>> start SOURCE MATERIAL
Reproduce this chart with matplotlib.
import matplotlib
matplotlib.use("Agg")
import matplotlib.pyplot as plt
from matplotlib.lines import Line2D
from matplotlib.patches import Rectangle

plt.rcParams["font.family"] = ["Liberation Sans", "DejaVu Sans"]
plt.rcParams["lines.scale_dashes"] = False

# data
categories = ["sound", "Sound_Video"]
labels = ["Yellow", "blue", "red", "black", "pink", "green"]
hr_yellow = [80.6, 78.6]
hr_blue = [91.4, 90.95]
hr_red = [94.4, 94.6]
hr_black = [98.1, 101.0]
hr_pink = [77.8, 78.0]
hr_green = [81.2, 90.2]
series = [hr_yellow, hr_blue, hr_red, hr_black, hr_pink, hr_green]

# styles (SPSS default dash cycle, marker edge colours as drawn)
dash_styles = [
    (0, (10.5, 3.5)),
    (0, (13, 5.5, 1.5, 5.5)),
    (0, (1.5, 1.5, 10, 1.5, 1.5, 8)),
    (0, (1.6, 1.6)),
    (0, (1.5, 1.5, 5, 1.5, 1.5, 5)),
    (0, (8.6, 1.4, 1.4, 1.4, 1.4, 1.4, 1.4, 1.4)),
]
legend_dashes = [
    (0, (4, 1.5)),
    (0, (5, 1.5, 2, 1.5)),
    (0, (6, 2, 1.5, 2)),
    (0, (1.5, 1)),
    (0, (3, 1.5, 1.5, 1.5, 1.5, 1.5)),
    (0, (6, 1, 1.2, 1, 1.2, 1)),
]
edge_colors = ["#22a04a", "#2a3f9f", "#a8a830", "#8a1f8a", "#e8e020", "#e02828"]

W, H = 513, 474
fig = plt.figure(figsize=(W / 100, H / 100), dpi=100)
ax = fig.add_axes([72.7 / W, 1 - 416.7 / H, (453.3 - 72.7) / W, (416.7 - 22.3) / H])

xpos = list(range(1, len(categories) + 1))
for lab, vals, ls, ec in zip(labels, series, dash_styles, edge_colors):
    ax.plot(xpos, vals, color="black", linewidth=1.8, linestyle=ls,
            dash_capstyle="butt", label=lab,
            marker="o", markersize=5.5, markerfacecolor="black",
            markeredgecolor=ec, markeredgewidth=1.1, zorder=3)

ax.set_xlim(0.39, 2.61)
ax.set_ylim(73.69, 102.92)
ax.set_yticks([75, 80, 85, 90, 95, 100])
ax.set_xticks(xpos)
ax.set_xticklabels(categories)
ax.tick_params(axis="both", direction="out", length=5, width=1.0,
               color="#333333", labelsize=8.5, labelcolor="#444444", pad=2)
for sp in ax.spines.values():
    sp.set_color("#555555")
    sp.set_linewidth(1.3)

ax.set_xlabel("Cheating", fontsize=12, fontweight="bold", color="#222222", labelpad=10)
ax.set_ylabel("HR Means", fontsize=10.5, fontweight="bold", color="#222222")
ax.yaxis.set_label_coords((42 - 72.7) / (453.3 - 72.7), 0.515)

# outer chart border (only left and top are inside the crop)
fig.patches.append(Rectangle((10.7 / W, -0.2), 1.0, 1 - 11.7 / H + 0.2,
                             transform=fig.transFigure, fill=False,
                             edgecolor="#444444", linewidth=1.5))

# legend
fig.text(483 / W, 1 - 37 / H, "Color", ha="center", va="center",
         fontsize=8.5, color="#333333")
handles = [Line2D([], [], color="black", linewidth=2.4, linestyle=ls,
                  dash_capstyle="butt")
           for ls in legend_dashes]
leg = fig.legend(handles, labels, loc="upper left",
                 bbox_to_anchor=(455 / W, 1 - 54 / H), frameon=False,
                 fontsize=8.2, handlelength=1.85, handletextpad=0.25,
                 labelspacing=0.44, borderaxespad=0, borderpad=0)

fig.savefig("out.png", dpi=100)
>> end SOURCE MATERIAL
>> start SOURCE MATERIAL
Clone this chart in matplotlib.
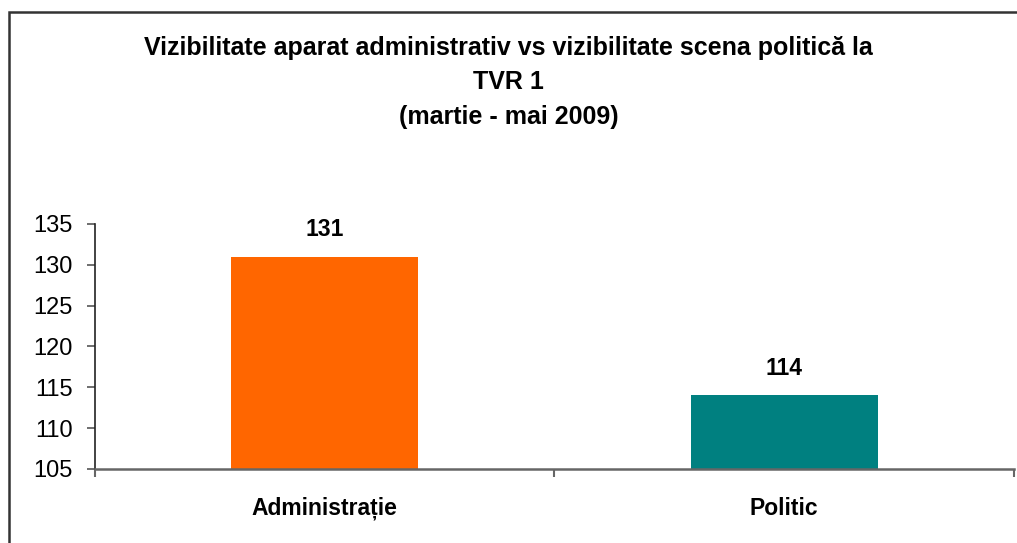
>> end SOURCE MATERIAL
» WRITTEN REQUEST
Retype, in the same exact form, the lines of the material above from the line holding "Reproduce this chart with matplotlib." through the line holding "ax = fig.add_axes([72.7".

» SOLUTION TO THIS PROBLEM
Reproduce this chart with matplotlib.
import matplotlib
matplotlib.use("Agg")
import matplotlib.pyplot as plt
from matplotlib.lines import Line2D
from matplotlib.patches import Rectangle

plt.rcParams["font.family"] = ["Liberation Sans", "DejaVu Sans"]
plt.rcParams["lines.scale_dashes"] = False

# data
categories = ["sound", "Sound_Video"]
labels = ["Yellow", "blue", "red", "black", "pink", "green"]
hr_yellow = [80.6, 78.6]
hr_blue = [91.4, 90.95]
hr_red = [94.4, 94.6]
hr_black = [98.1, 101.0]
hr_pink = [77.8, 78.0]
hr_green = [81.2, 90.2]
series = [hr_yellow, hr_blue, hr_red, hr_black, hr_pink, hr_green]

# styles (SPSS default dash cycle, marker edge colours as drawn)
dash_styles = [
    (0, (10.5, 3.5)),
    (0, (13, 5.5, 1.5, 5.5)),
    (0, (1.5, 1.5, 10, 1.5, 1.5, 8)),
    (0, (1.6, 1.6)),
    (0, (1.5, 1.5, 5, 1.5, 1.5, 5)),
    (0, (8.6, 1.4, 1.4, 1.4, 1.4, 1.4, 1.4, 1.4)),
]
legend_dashes = [
    (0, (4, 1.5)),
    (0, (5, 1.5, 2, 1.5)),
    (0, (6, 2, 1.5, 2)),
    (0, (1.5, 1)),
    (0, (3, 1.5, 1.5, 1.5, 1.5, 1.5)),
    (0, (6, 1, 1.2, 1, 1.2, 1)),
]
edge_colors = ["#22a04a", "#2a3f9f", "#a8a830", "#8a1f8a", "#e8e020", "#e02828"]

W, H = 513, 474
fig = plt.figure(figsize=(W / 100, H / 100), dpi=100)
ax = fig.add_axes([72.7 / W, 1 - 416.7 / H, (453.3 - 72.7) / W, (416.7 - 22.3) / H])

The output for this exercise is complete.